- WRITTEN PROBLEM -
Will you write out the data exactly, excluding every picture?

....

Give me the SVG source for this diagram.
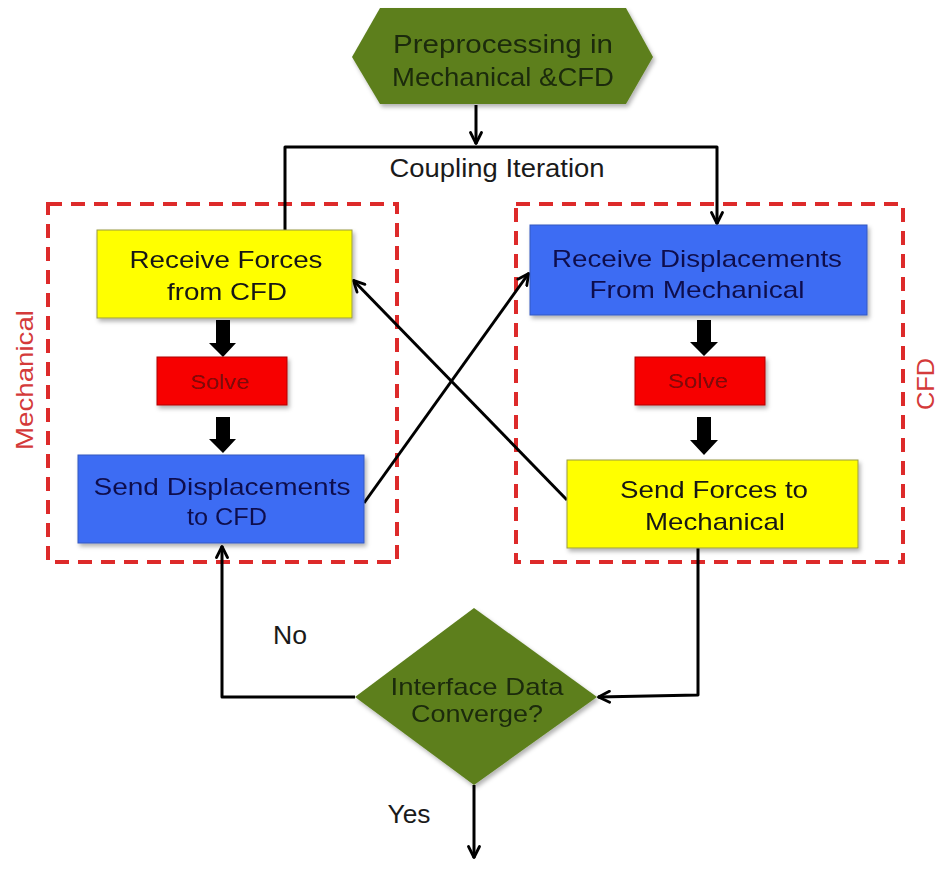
<svg xmlns="http://www.w3.org/2000/svg" width="940" height="871" viewBox="0 0 940 871">
<style>
  text { font-family: "Liberation Sans", Arial, sans-serif; text-anchor: middle; }
  .t { font-size: 24px; }
  .dark { fill: #151515; }
  .navy { fill: #10104e; }
  .green-t { fill: #1b2a08; }
  .solve-t { fill: #7a0808; font-size: 20px; }
  .lbl { fill: #1a1a1a; font-size: 25px; }
  .conn { fill: none; stroke: #000; stroke-width: 3; stroke-linejoin: round; }
  .dash { fill: none; stroke: #dd2a2a; stroke-width: 4; stroke-dasharray: 14 9; }
  .yellow { fill: #ffff00; stroke: #9a9a40; stroke-width: 1; }
  .blue { fill: #3e6cf3; stroke: #3558c0; stroke-width: 1; }
  .red { fill: #f70000; stroke: #b00000; stroke-width: 1; }
  .green { fill: #5d7f1f; }
  .thick { fill: #000; }
  .side { fill: #d43a3a; font-size: 24px; }
</style>
<defs>
  <marker id="arr" viewBox="0 0 14 14" refX="13" refY="7" markerWidth="14" markerHeight="14" markerUnits="userSpaceOnUse" orient="auto">
    <path d="M1.5,1.5 L12.5,7 L1.5,12.5" fill="none" stroke="#000" stroke-width="2.8" stroke-linecap="round" stroke-linejoin="round"/>
  </marker>
  <filter id="sh" x="-10%" y="-10%" width="125%" height="130%">
    <feDropShadow dx="2" dy="3" stdDeviation="2" flood-color="#000" flood-opacity="0.3"/>
  </filter>
</defs>
<rect width="940" height="871" fill="#ffffff"/>

<g id="groups">
  <rect class="dash" x="48" y="204" width="349" height="358"/>
  <rect class="dash" x="516" y="204" width="387" height="358"/>
  <text class="side" transform="translate(33,380) rotate(-90)" textLength="140" lengthAdjust="spacingAndGlyphs">Mechanical</text>
  <text class="side" transform="translate(934,384) rotate(-90)" textLength="52" lengthAdjust="spacingAndGlyphs">CFD</text>
</g>

<g id="connectors">
  <path class="conn" d="M476,105 L476,144" marker-end="url(#arr)"/>
  <path class="conn" d="M285,230 L285,147 L717,147 L717,224" marker-end="url(#arr)"/>
  <path class="conn" d="M364,503 L529,273" marker-end="url(#arr)"/>
  <path class="conn" d="M567,500 L353,280" marker-end="url(#arr)"/>
  <path class="conn" d="M698,548 L698,695 L598,697" marker-end="url(#arr)"/>
  <path class="conn" d="M355,697 L222,697 L222,546" marker-end="url(#arr)"/>
  <path class="conn" d="M474,785 L474,858" marker-end="url(#arr)"/>
  <polygon class="thick" points="216,320 230,320 230,343 236,343 223,357 209,343 216,343"/>
  <polygon class="thick" points="216,417 230,417 230,439 236,439 223,453 209,439 216,439"/>
  <polygon class="thick" points="697,320 711,320 711,342 718,342 704,356 690,342 697,342"/>
  <polygon class="thick" points="697,417 711,417 711,440 718,440 704,455 690,440 697,440"/>
  <text class="lbl" x="497" y="177" textLength="215" lengthAdjust="spacingAndGlyphs">Coupling Iteration</text>
  <text class="lbl" x="290" y="644" textLength="34" lengthAdjust="spacingAndGlyphs">No</text>
  <text class="lbl" x="409" y="823" textLength="43" lengthAdjust="spacingAndGlyphs">Yes</text>
</g>

<g id="preprocessing" filter="url(#sh)">
  <polygon class="green" points="352,57 380,8 626,8 653,57 626,104 380,104"/>
  <text class="green-t" x="503" y="53" style="font-size:25px" textLength="220" lengthAdjust="spacingAndGlyphs">Preprocessing in</text>
  <text class="green-t" x="503" y="86" style="font-size:25px" textLength="222" lengthAdjust="spacingAndGlyphs">Mechanical &amp;CFD</text>
</g>

<g id="receive-forces" filter="url(#sh)">
  <rect class="yellow" x="97" y="230" width="255" height="88"/>
  <text class="t dark" x="226" y="268" textLength="193" lengthAdjust="spacingAndGlyphs">Receive Forces</text>
  <text class="t dark" x="227" y="300" textLength="120" lengthAdjust="spacingAndGlyphs">from CFD</text>
</g>

<g id="solve-mech" filter="url(#sh)">
  <rect class="red" x="157" y="357" width="130" height="48"/>
  <text class="solve-t" x="220" y="389" textLength="59" lengthAdjust="spacingAndGlyphs">Solve</text>
</g>

<g id="send-displacements" filter="url(#sh)">
  <rect class="blue" x="78" y="455" width="286" height="88"/>
  <text class="t navy" x="222" y="495" textLength="257" lengthAdjust="spacingAndGlyphs">Send Displacements</text>
  <text class="t navy" x="227" y="525" textLength="80" lengthAdjust="spacingAndGlyphs">to CFD</text>
</g>

<g id="receive-displacements" filter="url(#sh)">
  <rect class="blue" x="530" y="225" width="337" height="90"/>
  <text class="t navy" x="697" y="267" textLength="290" lengthAdjust="spacingAndGlyphs">Receive Displacements</text>
  <text class="t navy" x="697" y="298" textLength="215" lengthAdjust="spacingAndGlyphs">From Mechanical</text>
</g>

<g id="solve-cfd" filter="url(#sh)">
  <rect class="red" x="635" y="357" width="130" height="48"/>
  <text class="solve-t" x="698" y="388" textLength="60" lengthAdjust="spacingAndGlyphs">Solve</text>
</g>

<g id="send-forces" filter="url(#sh)">
  <rect class="yellow" x="567" y="460" width="291" height="88"/>
  <text class="t dark" x="714" y="498" textLength="188" lengthAdjust="spacingAndGlyphs">Send Forces to</text>
  <text class="t dark" x="715" y="530" textLength="140" lengthAdjust="spacingAndGlyphs">Mechanical</text>
</g>

<g id="converge" filter="url(#sh)">
  <polygon class="green" points="474,608 597,697 474,785 355,697"/>
  <text class="t green-t" x="477" y="695" textLength="173" lengthAdjust="spacingAndGlyphs">Interface Data</text>
  <text class="t green-t" x="477" y="722" textLength="132" lengthAdjust="spacingAndGlyphs">Converge?</text>
</g>
</svg>
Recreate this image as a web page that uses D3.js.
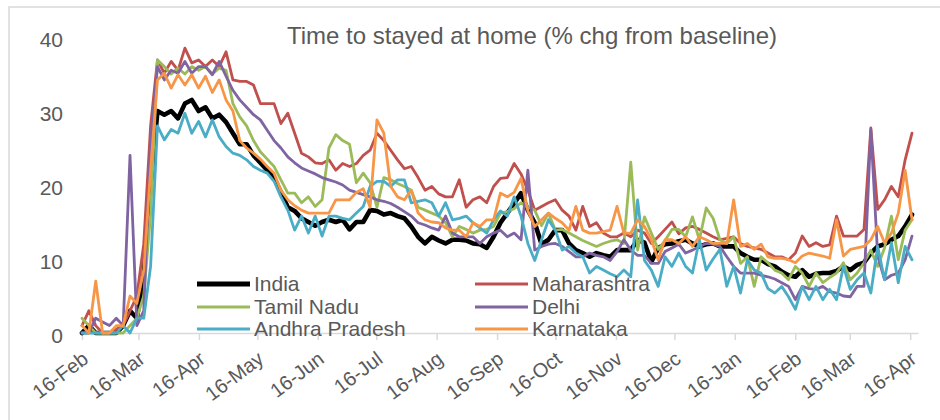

....

- WRITTEN ANSWER -
Give me the SVG source for this diagram.
<svg xmlns="http://www.w3.org/2000/svg" width="940" height="871" viewBox="0 0 940 871">
<style>
  text { font-family: "Liberation Sans", Arial, sans-serif; text-anchor: middle; }
  .t { font-size: 24px; }
  .dark { fill: #151515; }
  .navy { fill: #10104e; }
  .green-t { fill: #1b2a08; }
  .solve-t { fill: #7a0808; font-size: 20px; }
  .lbl { fill: #1a1a1a; font-size: 25px; }
  .conn { fill: none; stroke: #000; stroke-width: 3; stroke-linejoin: round; }
  .dash { fill: none; stroke: #dd2a2a; stroke-width: 4; stroke-dasharray: 14 9; }
  .yellow { fill: #ffff00; stroke: #9a9a40; stroke-width: 1; }
  .blue { fill: #3e6cf3; stroke: #3558c0; stroke-width: 1; }
  .red { fill: #f70000; stroke: #b00000; stroke-width: 1; }
  .green { fill: #5d7f1f; }
  .thick { fill: #000; }
  .side { fill: #d43a3a; font-size: 24px; }
</style>
<defs>
  <marker id="arr" viewBox="0 0 14 14" refX="13" refY="7" markerWidth="14" markerHeight="14" markerUnits="userSpaceOnUse" orient="auto">
    <path d="M1.5,1.5 L12.5,7 L1.5,12.5" fill="none" stroke="#000" stroke-width="2.8" stroke-linecap="round" stroke-linejoin="round"/>
  </marker>
  <filter id="sh" x="-10%" y="-10%" width="125%" height="130%">
    <feDropShadow dx="2" dy="3" stdDeviation="2" flood-color="#000" flood-opacity="0.3"/>
  </filter>
</defs>
<rect width="940" height="871" fill="#ffffff"/>

<g id="groups">
  <rect class="dash" x="48" y="204" width="349" height="358"/>
  <rect class="dash" x="516" y="204" width="387" height="358"/>
  <text class="side" transform="translate(33,380) rotate(-90)" textLength="140" lengthAdjust="spacingAndGlyphs">Mechanical</text>
  <text class="side" transform="translate(934,384) rotate(-90)" textLength="52" lengthAdjust="spacingAndGlyphs">CFD</text>
</g>

<g id="connectors">
  <path class="conn" d="M476,105 L476,144" marker-end="url(#arr)"/>
  <path class="conn" d="M285,230 L285,147 L717,147 L717,224" marker-end="url(#arr)"/>
  <path class="conn" d="M364,503 L529,273" marker-end="url(#arr)"/>
  <path class="conn" d="M567,500 L353,280" marker-end="url(#arr)"/>
  <path class="conn" d="M698,548 L698,695 L598,697" marker-end="url(#arr)"/>
  <path class="conn" d="M355,697 L222,697 L222,546" marker-end="url(#arr)"/>
  <path class="conn" d="M474,785 L474,858" marker-end="url(#arr)"/>
  <polygon class="thick" points="216,320 230,320 230,343 236,343 223,357 209,343 216,343"/>
  <polygon class="thick" points="216,417 230,417 230,439 236,439 223,453 209,439 216,439"/>
  <polygon class="thick" points="697,320 711,320 711,342 718,342 704,356 690,342 697,342"/>
  <polygon class="thick" points="697,417 711,417 711,440 718,440 704,455 690,440 697,440"/>
  <text class="lbl" x="497" y="177" textLength="215" lengthAdjust="spacingAndGlyphs">Coupling Iteration</text>
  <text class="lbl" x="290" y="644" textLength="34" lengthAdjust="spacingAndGlyphs">No</text>
  <text class="lbl" x="409" y="823" textLength="43" lengthAdjust="spacingAndGlyphs">Yes</text>
</g>

<g id="preprocessing" filter="url(#sh)">
  <polygon class="green" points="352,57 380,8 626,8 653,57 626,104 380,104"/>
  <text class="green-t" x="503" y="53" style="font-size:25px" textLength="220" lengthAdjust="spacingAndGlyphs">Preprocessing in</text>
  <text class="green-t" x="503" y="86" style="font-size:25px" textLength="222" lengthAdjust="spacingAndGlyphs">Mechanical &amp;CFD</text>
</g>

<g id="receive-forces" filter="url(#sh)">
  <rect class="yellow" x="97" y="230" width="255" height="88"/>
  <text class="t dark" x="226" y="268" textLength="193" lengthAdjust="spacingAndGlyphs">Receive Forces</text>
  <text class="t dark" x="227" y="300" textLength="120" lengthAdjust="spacingAndGlyphs">from CFD</text>
</g>

<g id="solve-mech" filter="url(#sh)">
  <rect class="red" x="157" y="357" width="130" height="48"/>
  <text class="solve-t" x="220" y="389" textLength="59" lengthAdjust="spacingAndGlyphs">Solve</text>
</g>

<g id="send-displacements" filter="url(#sh)">
  <rect class="blue" x="78" y="455" width="286" height="88"/>
  <text class="t navy" x="222" y="495" textLength="257" lengthAdjust="spacingAndGlyphs">Send Displacements</text>
  <text class="t navy" x="227" y="525" textLength="80" lengthAdjust="spacingAndGlyphs">to CFD</text>
</g>

<g id="receive-displacements" filter="url(#sh)">
  <rect class="blue" x="530" y="225" width="337" height="90"/>
  <text class="t navy" x="697" y="267" textLength="290" lengthAdjust="spacingAndGlyphs">Receive Displacements</text>
  <text class="t navy" x="697" y="298" textLength="215" lengthAdjust="spacingAndGlyphs">From Mechanical</text>
</g>

<g id="solve-cfd" filter="url(#sh)">
  <rect class="red" x="635" y="357" width="130" height="48"/>
  <text class="solve-t" x="698" y="388" textLength="60" lengthAdjust="spacingAndGlyphs">Solve</text>
</g>

<g id="send-forces" filter="url(#sh)">
  <rect class="yellow" x="567" y="460" width="291" height="88"/>
  <text class="t dark" x="714" y="498" textLength="188" lengthAdjust="spacingAndGlyphs">Send Forces to</text>
  <text class="t dark" x="715" y="530" textLength="140" lengthAdjust="spacingAndGlyphs">Mechanical</text>
</g>

<g id="converge" filter="url(#sh)">
  <polygon class="green" points="474,608 597,697 474,785 355,697"/>
  <text class="t green-t" x="477" y="695" textLength="173" lengthAdjust="spacingAndGlyphs">Interface Data</text>
  <text class="t green-t" x="477" y="722" textLength="132" lengthAdjust="spacingAndGlyphs">Converge?</text>
</g>
</svg>
Recreate this image as a web page that uses D3.js.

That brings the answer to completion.